DUBAI: After more than a decade of war, and a succession of devastating earthquakes just hours apart which killed thousands, Syrians are now facing yet another life-threatening crisis — this time an outbreak of cholera.
The Red Cross had already been monitoring northern Syria due to concerns of an outbreak late last year.
"We were concerned last December because of the cholera outbreak already in the north of Syria. And we have tried to maintain water provision systems up and running despite this erosion of this critical infrastructure. And because of poor water, we have a concern of a new outbreak," Gilles Carbonnier, vice president of the International Committee of the Red Cross, told Arab News on the sidelines of the World Government Summit in Dubai.
When the Feb. 6 quake ripped through the border area where Turkiye and Syria meet — killing tens of thousands — further fears of another outbreak followed, Carbonnier said.
The decades-old water pumping system in the region was already fragile after years of neglect as the war developed, so when the earthquake struck, it was inevitable that the force would be too much for it to bear.
Moreover, over the war years Syria has seen a movement of its population; people have been displaced as different factions in the war continue to fight.
This constant movement has placed a further burden on both the water provision system and the wastewater treatment systems.
There has been concern voiced by some that Syria has not been able to count on the expected degree of support following the earthquakes.
But Carbonnier said the Red Cross had used its neutral stance to negotiate with various parties to allow its workers into areas held by all sides - rebels, regime and jihadists - to enable its workforce to help.
The Red Cross gaining access to Syria’s worst-hit areas means that communities can now receive essential drugs, medicine and medical equipment, Carbonnier said, adding that some of the chemicals needed to purify water were also being allowed in.

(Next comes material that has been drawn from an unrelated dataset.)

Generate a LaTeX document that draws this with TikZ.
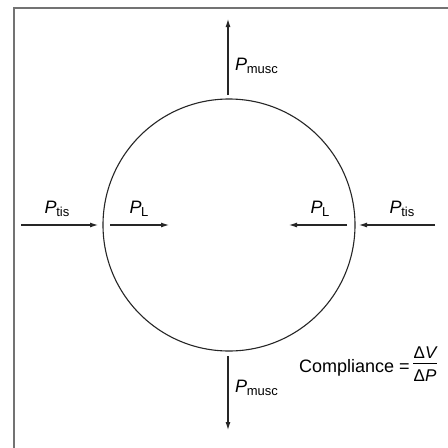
\documentclass[tikz,border=0pt]{standalone}
\usepackage{fontspec}
\setmainfont{Liberation Sans}
\usetikzlibrary{arrows.meta}
\newcommand{\plabel}[1]{{\fontsize{18}{18}\selectfont\itshape P}\kern-0.3pt\raisebox{-3.5pt}{\fontsize{13}{13}\selectfont #1}}
\begin{document}
\begin{tikzpicture}[x=1pt,y=-1pt,
  frameline/.style={draw=black!55,line width=1.8pt},
  force/.style={draw=black!85,line width=1.1pt,-{Latex[length=8pt,width=5pt]}},
  lbl/.style={inner sep=0pt,font=\fontsize{18}{18}\selectfont},
  frac/.style={inner sep=0pt,anchor=base,font=\fontsize{17}{17}\selectfont}]
\useasboundingbox (0,0) rectangle (448,448);
\fill[white] (0,0) rectangle (448,448);
\draw[frameline] (14,449) -- (14,8) -- (449,8);
\node[draw=black!85,line width=1.1pt,circle,minimum size=252pt,inner sep=0pt] (c) at (229,225) {};
% top / bottom
\coordinate (tA) at (228,95);  \coordinate (tB) at (228,19);
\coordinate (bA) at (228,356); \coordinate (bB) at (228,430);
\draw[force] (tA) -- (tB);
\draw[force] (bA) -- (bB);
\node[lbl,anchor=west] (pm1) at (235,66) {\plabel{musc}};
\node[lbl,anchor=west] (pm2) at (235,388) {\plabel{musc}};
% left
\coordinate (l1) at (21,225); \coordinate (l2) at (98,225);
\coordinate (l3) at (110,225); \coordinate (l4) at (169,225);
\draw[force] (l1) -- (l2);
\draw[force] (l3) -- (l4);
\node[lbl] (pt1) at (57,209) {\plabel{tis}};
\node[lbl] (pl1) at (139,209) {\plabel{L}};
% right
\coordinate (r1) at (347,225); \coordinate (r2) at (289,225);
\coordinate (r3) at (435,225); \coordinate (r4) at (359,225);
\draw[force] (r1) -- (r2);
\draw[force] (r3) -- (r4);
\node[lbl] (pl2) at (320,209) {\plabel{L}};
\node[lbl] (pt2) at (402,209) {\plabel{tis}};
% compliance
\node[lbl,anchor=base west] (comp) at (299,372) {Compliance =};
\node[frac] (num) at (425,358) {Δ\itshape V};
\node[frac] (den) at (425,381) {Δ\itshape P};
\draw[line width=1pt] (num.south west |- 0,363) -- (num.south east |- 0,363);
\end{tikzpicture}
\end{document}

Of course, in an area like Syria, the situation is not straightforward — there are not just two sides.
So gaining access to areas requires persistence and effort in often life-threatening situations.
The Red Cross is not affiliated to any political body, or country. It operates under a strict rule of neutrality, focusing on gaining the trust not only of the people it wants to help, but also the often hostile forces which are present where those people are living.
“Syria is exactly the same: We have always engaged in a confidential dialogue,” Carbonnier said.
“We are not an advocacy organization. Our role is not to speak out publicly. We have a role to deliver on the ground.”
A delegation of the Red Cross has spent the past week in Syria negotiating access to those hit by the quake.
Carbonnier added: “And today what we say is that humanitarian aid must not be politicized.”
He said that the humanitarian effort must be focused on helping those who need it, whoever and wherever they are.
He said: “It’s not known precisely how many people are trapped under the rubble in the vast quake zone — years of war in Syria have made it nearly impossible for there to be an accurate record of precisely how many people might be missing or dead.”
The problem is made worse by the internal displacement of millions who are constantly on the move as they flee the war.
But the Red Cross is attempting to offer some help, by aiding people who have lost contact with loved ones. There is no guarantee that these people will be found, or whether they will still be alive.
But, Carbonnier said, the knowledge of what has happened to a lost relative, while it may be upsetting, can provide some level of closure and an end to the heartbreak of simply not knowing.
He said: “We have seen that for families, the worst that can happen is to spend years without any knowledge.
“Even if the news is the death of a loved one, it’s really much better to get this news as soon as possible to start the grieving period, rather than to spend years hoping.”
When pressed on how high the earthquake’s death toll may eventually turn out to be, Carbonnier would not guess, but said it would likely continue to grow, and added “the number keeps growing every day.”
He said the requirements for help and relief were huge, and acknowledged the aid already dispatched by Saudi Arabia and the UAE, as well as other Arab nations, describing the reaction as a “global solidarity movement.”
He added: “We have a strong movement of generosity. And it is key that, you know, we are able then to deliver.”
He said the aid was essential as the Red Cross was working in Syria based on a “budget that we had foreseen for this year.”
He added: “We really need a budget extension.”